Verbatim shows have a horrible habit of drying up and fracturing down the middle but director Nadia Fall, who collaborates regularly with young people, has injected her show with wit, spirit and a whole lot of live music. Fall has done a brilliant job of tuning into the young adults who live at the hostel, as well as the staff who look after them. They are motley, ballsy and thoughtful crew, who are reflected with clarity and compassion in this open-hearted but hard-hitting production.

The tone of the show is as unpredictable and varied as the hostel residents. Quiet dark scenes nestle alongside fizzing comedy acts, raging monologues, fierce rap numbers, witty beat boxing turns and moving sermons.  The scenes are short and fractured and frequently cut across each other; one actor sits still whilst another sings from the balcony and a man stalks dangerously in the background.
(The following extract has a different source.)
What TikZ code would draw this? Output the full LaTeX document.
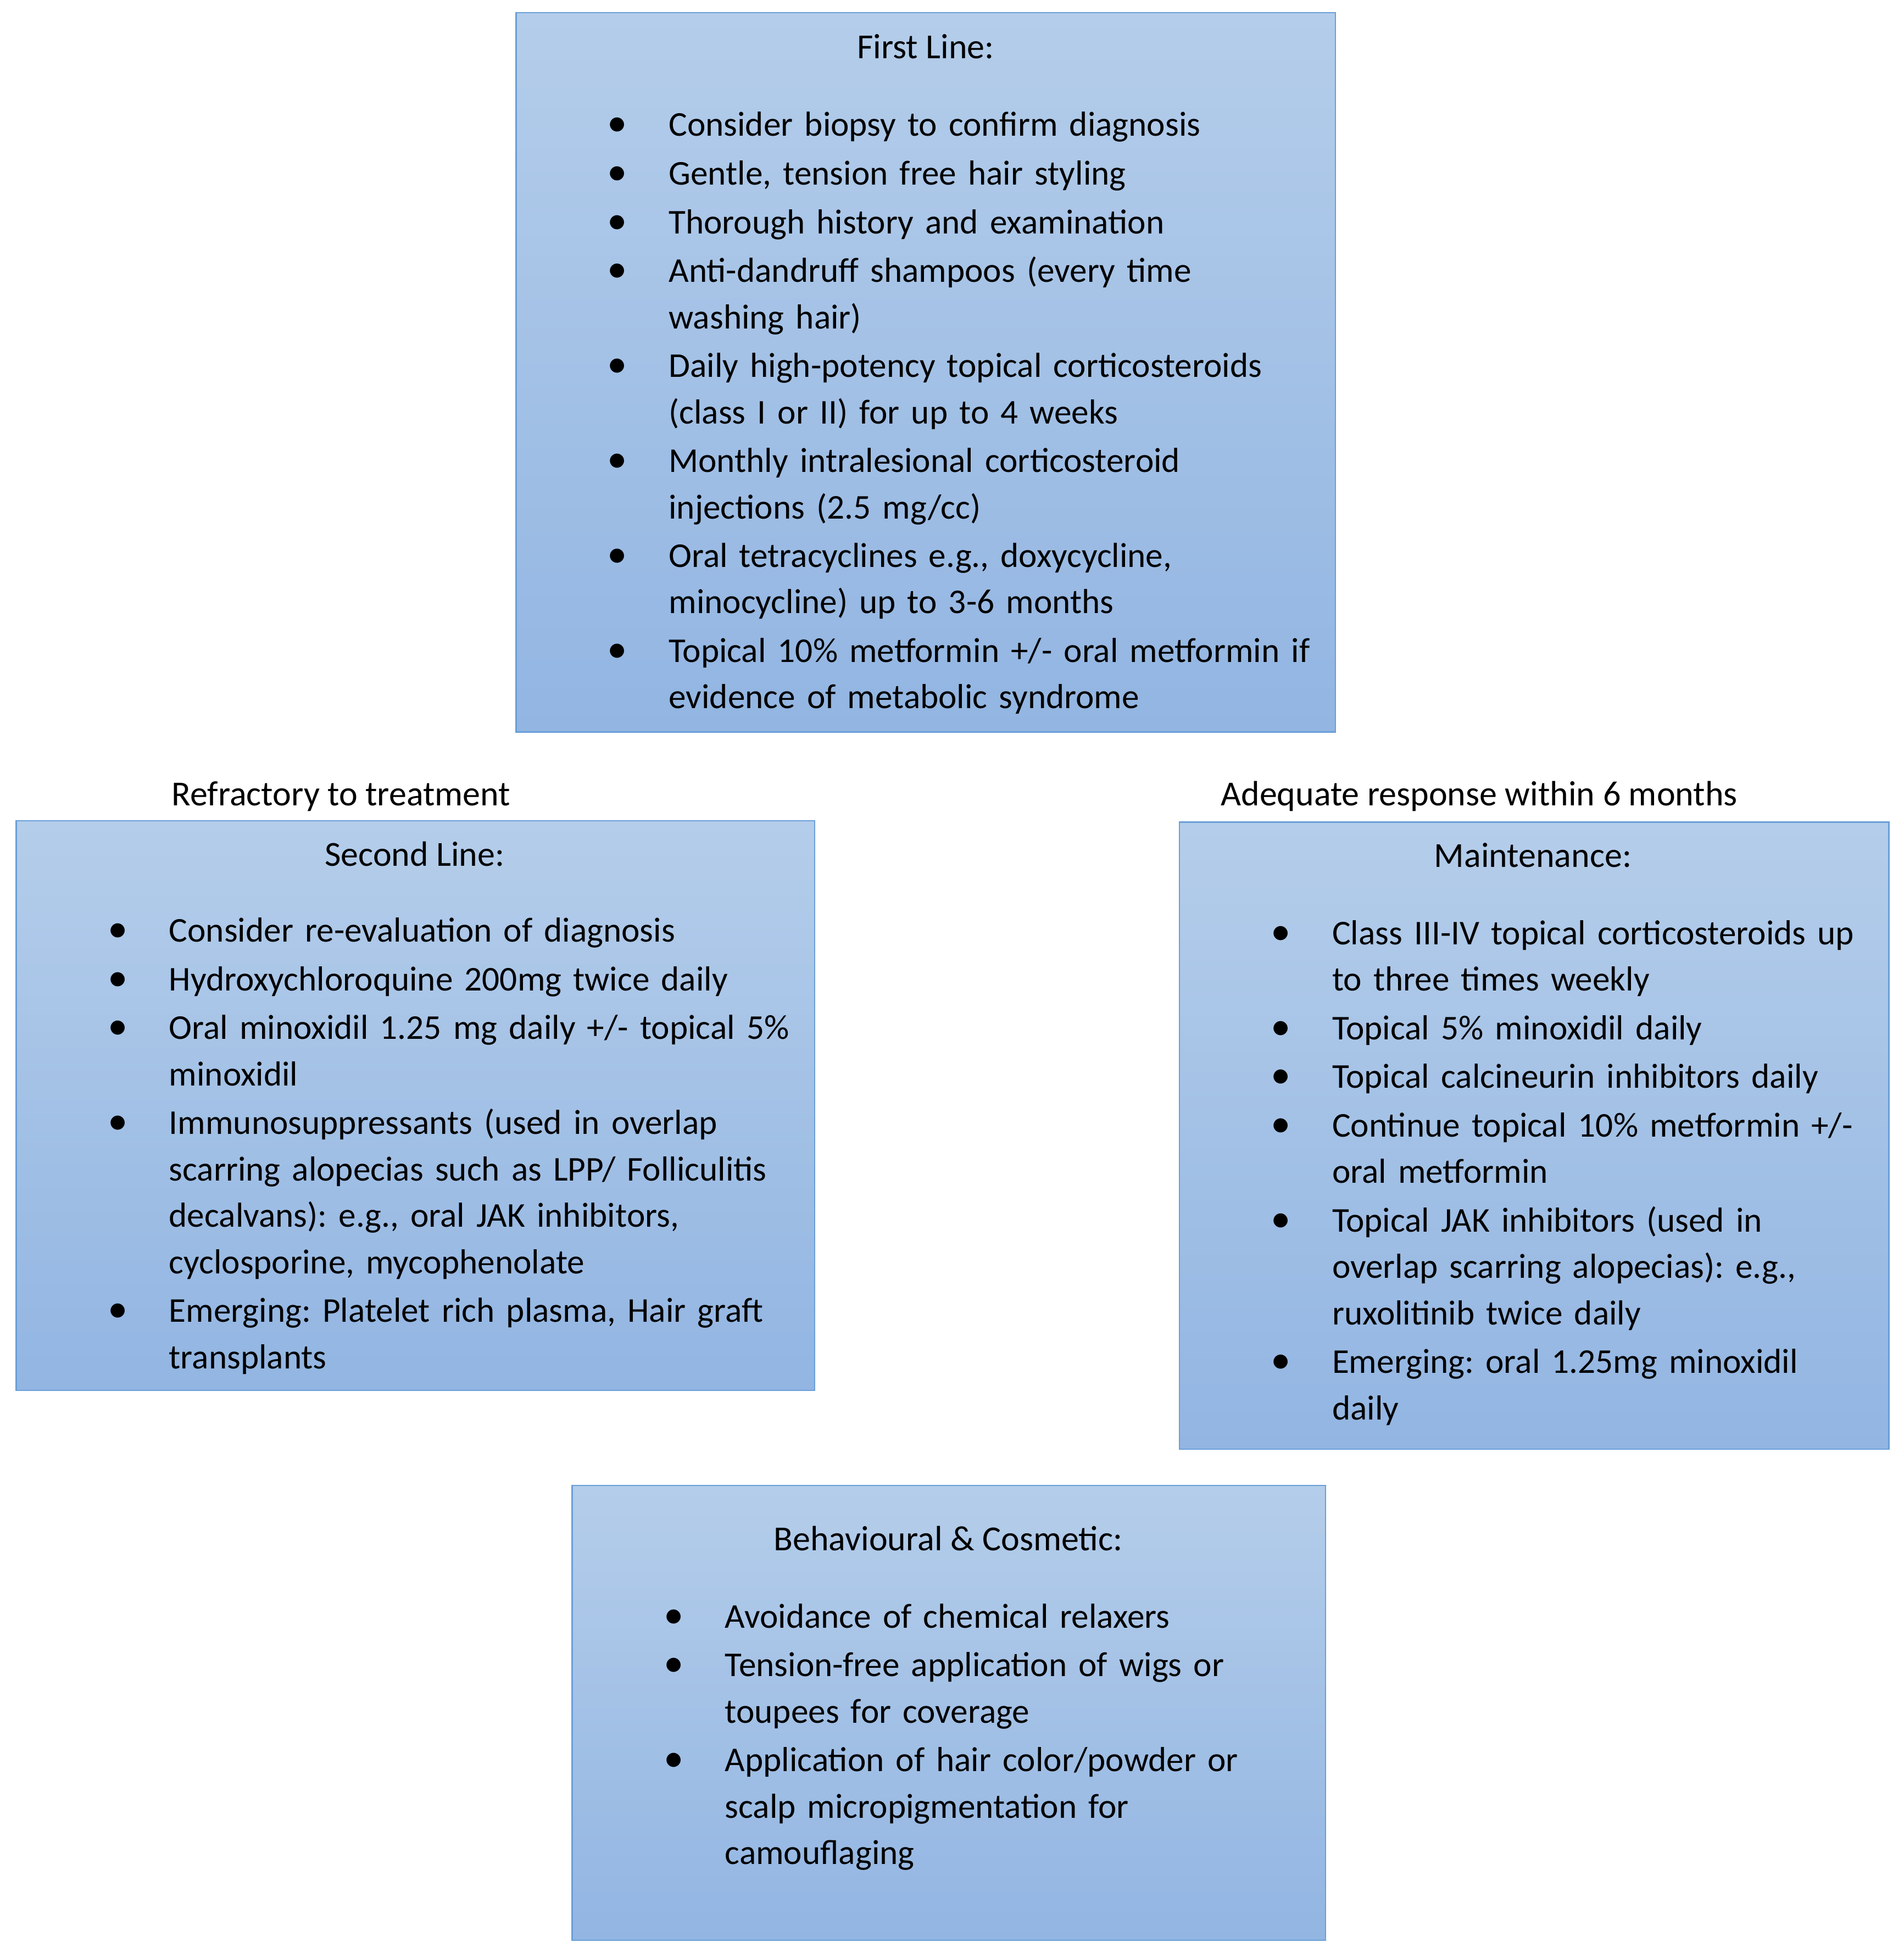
\documentclass[tikz,border=0pt]{standalone}
\usepackage{fontspec}
\setmainfont{Carlito}
\usetikzlibrary{fit}
\definecolor{paneltop}{HTML}{B4CDEA}
\definecolor{panelbot}{HTML}{92B5E2}
\definecolor{panelline}{HTML}{6A9FD8}
\newlength\bhang
\setlength\bhang{31.7pt}
\newcommand\bitem[1]{\noindent\hangindent=\bhang\hangafter=1\makebox[\bhang][l]{\scalebox{1.15}{\textbullet}}{\let\\\newline#1}\par}
\frenchspacing
\tikzset{
  panel/.style={draw=panelline, line width=0.7pt, top color=paneltop, bottom color=panelbot, inner sep=0pt},
  heading/.style={font=\fontsize{18.2pt}{24pt}\selectfont, anchor=base, inner sep=0pt},
  bullets/.style={font=\fontsize{18pt}{24pt}\selectfont, anchor=base west, inner sep=0pt,
    text width=#1, execute at begin node={\raggedright\frenchspacing\setlength\parskip{1.2pt}}},
}
\begin{document}
\begin{tikzpicture}[x=0.022736cm, y=-0.022736cm]
\useasboundingbox (0,0) rectangle (1524,1568);
% panels
\node[panel, fit={(413,10) (1069,586)}] (first) {};
\node[panel, fit={(13,657) (652,1113)}] (second) {};
\node[panel, fit={(944,658) (1512,1160)}] (maint) {};
\node[panel, fit={(458,1189) (1061,1553)}] (cosmetic) {};
% headings
\node[heading] (firsttitle) at (741,47) {First Line:};
\node[heading] (secondtitle) at (332,693) {Second Line:};
\node[heading] (mainttitle) at (1227,694) {Maintenance:};
\node[heading] (cosmetictitle) at (759,1241) {Behavioural \& Cosmetic:};
\node[heading] (refractory) at (273,645) {Refractory to treatment};
\node[heading] (adequate) at (1184,645) {Adequate response within 6 months};
% lists
\node[bullets=13.2cm] (firstlist) at (486,109) {%
\bitem{Consider biopsy to confirm diagnosis}
\bitem{Gentle, tension free hair styling}
\bitem{Thorough history and examination}
\bitem{Anti-dandruff shampoos (every time\\washing hair)}
\bitem{Daily high-potency topical corticosteroids\\(class I or II) for up to 4 weeks}
\bitem{Monthly intralesional corticosteroid\\injections (2.5 mg/cc)}
\bitem{Oral tetracyclines e.g., doxycycline,\\minocycline) up to 3-6 months}
\bitem{Topical 10\% metformin +/- oral metformin if\\evidence of metabolic syndrome}};
\node[bullets=12.8cm] (secondlist) at (86,754) {%
\bitem{Consider re-evaluation of diagnosis}
\bitem{Hydroxychloroquine 200mg twice daily}
\bitem{Oral minoxidil 1.25 mg daily +/- topical 5\%\\minoxidil}
\bitem{Immunosuppressants (used in overlap\\scarring alopecias such as LPP/ Folliculitis\\decalvans): e.g., oral JAK inhibitors,\\cyclosporine, mycophenolate}
\bitem{Emerging: Platelet rich plasma, Hair graft\\transplants}};
\node[bullets=11.2cm] (maintlist) at (1017,756) {%
\bitem{Class III-IV topical corticosteroids up\\to three times weekly}
\bitem{Topical 5\% minoxidil daily}
\bitem{Topical calcineurin inhibitors daily}
\bitem{Continue topical 10\% metformin +/-\\oral metformin}
\bitem{Topical JAK inhibitors (used in\\overlap scarring alopecias): e.g.,\\ruxolitinib twice daily}
\bitem{Emerging: oral 1.25mg minoxidil\\daily}};
\node[bullets=12cm] (cosmeticlist) at (531,1303) {%
\bitem{Avoidance of chemical relaxers}
\bitem{Tension-free application of wigs or\\toupees for coverage}
\bitem{Application of hair color/powder or\\scalp micropigmentation for\\camouflaging}};
\end{tikzpicture}
\end{document}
There’s a natural humour to ‘Home’, which stops it from feeling judgemental or sentimental. One resident earnestly discusses the drug issues at the hostel and worries her ‘baby might be buzzing’ from the fumes in the lift. Another resident lets off a hateful monologue about a Britain that he believes is overrun with immigrants. It’s a horrible and sad speech but the phrasing, so frank and unfiltered, flickers with humour even as it shocks; ‘Did you read on the news yesterday? The majority is now the minority!’

Fall layers her piece deftly and is careful to show both sides of the story, often at the same time. So whilst the hostel manager (played with such empathy and humour by Ashley McGuire) might be talking about a burgeoning sense of community, an unwanted guest lurks angrily in the foyer. As two friends comfort each other, a frightened victim sprints around the edge of the stage. Respite and anger, humour and hatred, love and rejection jostle cheek by jowl, wrestling for attention, space and respect.

The dialogue, lifted from real life, is loaded with the extra meaning and the suggestion of those hidden lives, lived off stage. Phrases hang heavy with awful scenes we have not witnessed but can imagine. One kid (Kadiff Kirwan, the sparkle in this production’s eye) remembers the angry atmosphere back home and with one packed phrase – ‘that man’ – hints at a violent past he is trying to forget. Another girl (the vibrant Michaela Coel) recalls her relationship with her mum and knocks us out with just one line: ‘I don’t call her mum.’

There’s an urgent pulse to ‘Home’ that is exhilarating and energizing and unsettling. The constant movement forward, the criss-crossing scenes and surging music, suggests the residents’ and carers’ struggle to keep on top of things (‘Keep up with the tempo, with the click!’). It feels like every scene, character and song could be snatched away at any point and we are reminded of the carer’s warning to his charge: ‘This isn’t your home. It’s only moment.’